One of the difficult aspects – as well one of the joys – of working in conservation is that it is a vocation. This means that it is often tempting to try and take on too much. I should know, it is something I often struggle with. But the reality is that if you’re overworked and tired then you won’t be productive anyway. That’s why I think the ‘Power of 3’ as Barry describes this week is so important. This requires you to focus on the three most important goals and dedicate 70% of your time each week to them. If other things have to wait, then so be it. You will find that, in the long run, you’ll actually get more done if you take this approach.
One of the key things I have learnt by working on leadership material with Barry is that we can’t do everything. If you have a strong work ethic then it is often difficult to say no to things, but being disciplined in how you organise your time is absolutely essential if you are going to get things done. And that is where the Power of 3 comes in.
As is so often the case with being an effective leader, it is essential that you get your own time organised before you begin to think about people in your team – whether they be staff or volunteers. Each week I try and plan my time according to my own Power of 3. This has proved a challenge over the past year in particular, with lots of different projects on the go, but it’s amazing how liberating it can feel to ensure you are spending the bulk of your time – around 70% of each week – on the most important things. There are times, like last summer, when my time was filled with Ospey and White-tailed Eagle fieldwork, that planning like this goes out of the window, but as long as that is the exception, rather than the rule, that’s fine. It’s also important to challenge yourself with your Power of 3. Don’t simply go for the easy options. Think about a specific project or initiative that you’ve wanted to get off the ground but haven’t had the time to do – and make time for it. Push yourself out of your comfort zone and talk to your line manager about it.
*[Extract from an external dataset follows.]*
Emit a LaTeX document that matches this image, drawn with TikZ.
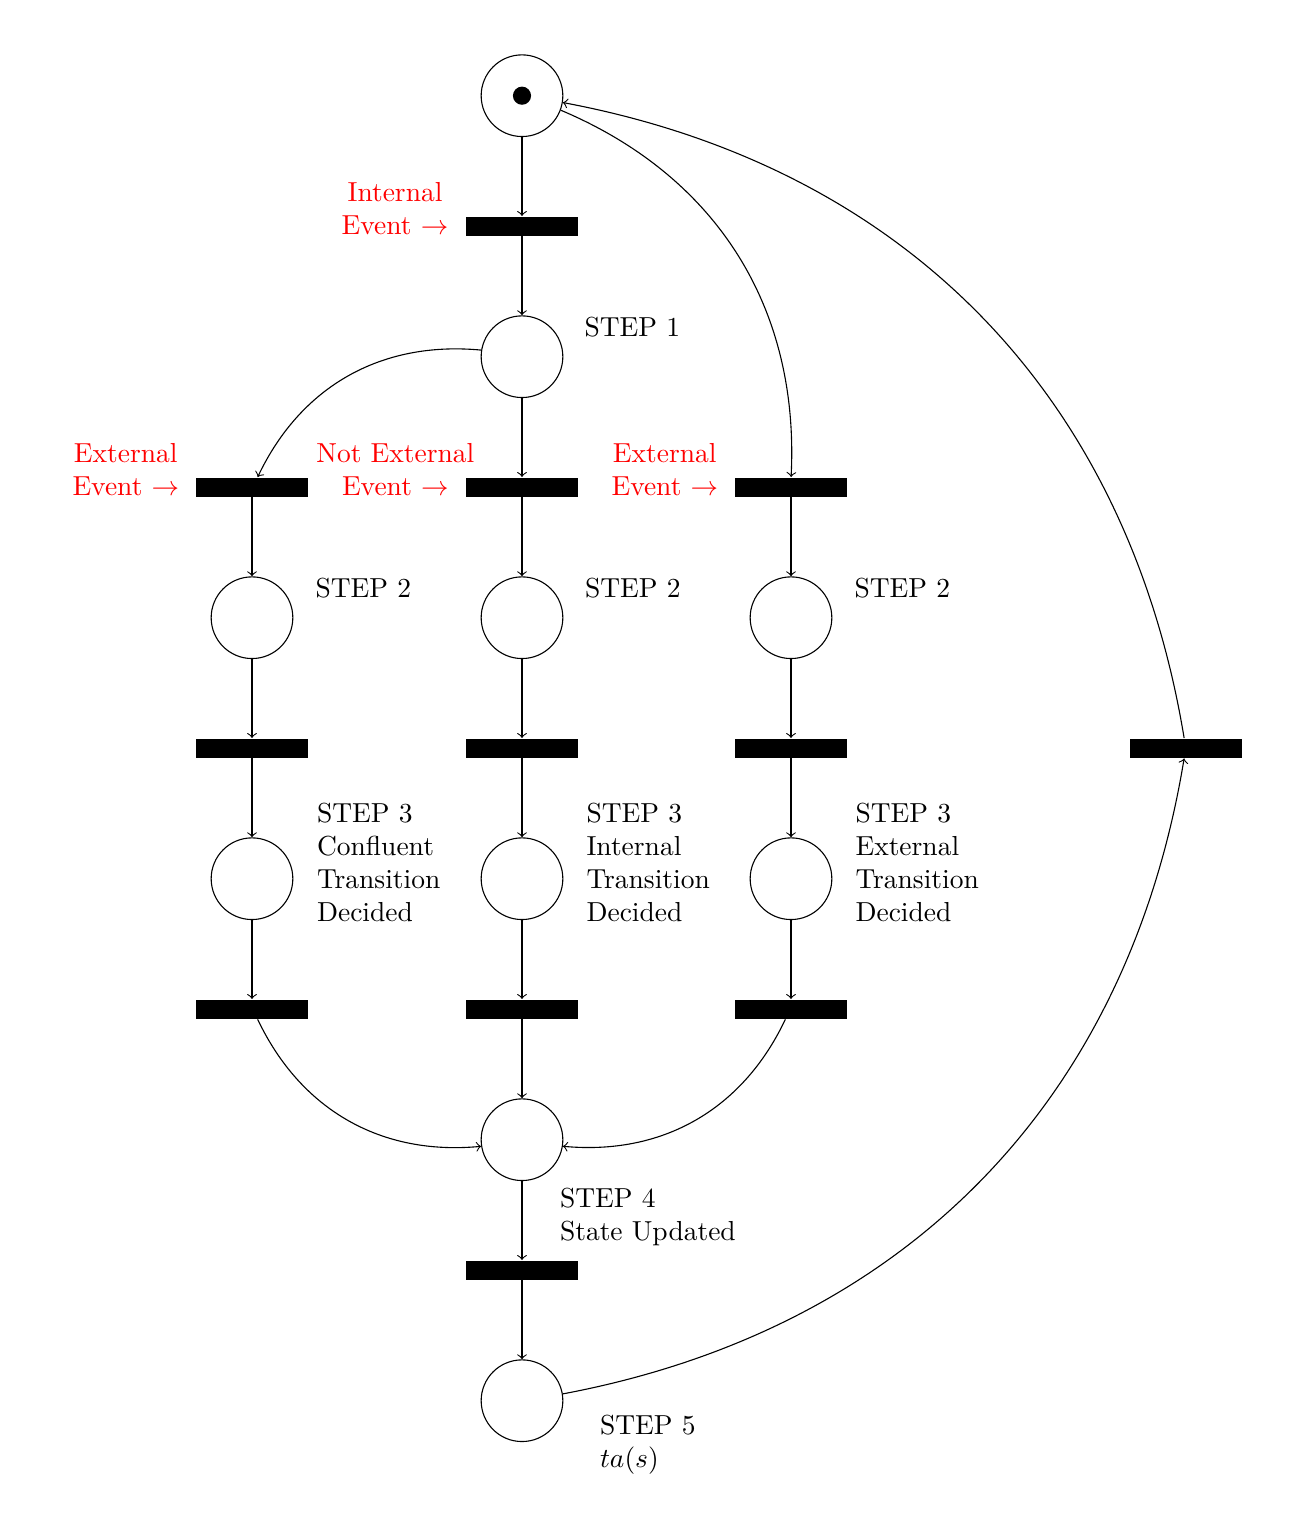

Once you begin planning your own time according to your Power of 3 then you can think about people around you. They might be staff you line manage or volunteers who work for you. The chances are that, either way, they will be helping to deliver your own Power of 3. If that is the case then it is essential that you provide clarity: what are you are trying to achieve and why? It doesn’t matter what kind of project you are working on: whether it is habitat management or organising events for the public, the principles are the same. If you want your team to be really motivated it is essential that they are clear on exactly what you want them to do, and why. Without this, even the most enthusiastic people will eventually become de-motivated. And if you do line manage staff, encourage them to think about their own Power of 3 and how you can ensure they have the time and resources to deliver those goals.
Much of this may sound like common sense, but it is amazing how easy it is to get distracted in day-to-day issues and general ‘busyness’ and lose sight of the bigger picture. Think about how clear you are on your own Power of 3 and how much time you spend on them each week. Talk to your boss about it, and talk to your team about it. It’s only when you start to focus on what is truly important that exciting things start to happen.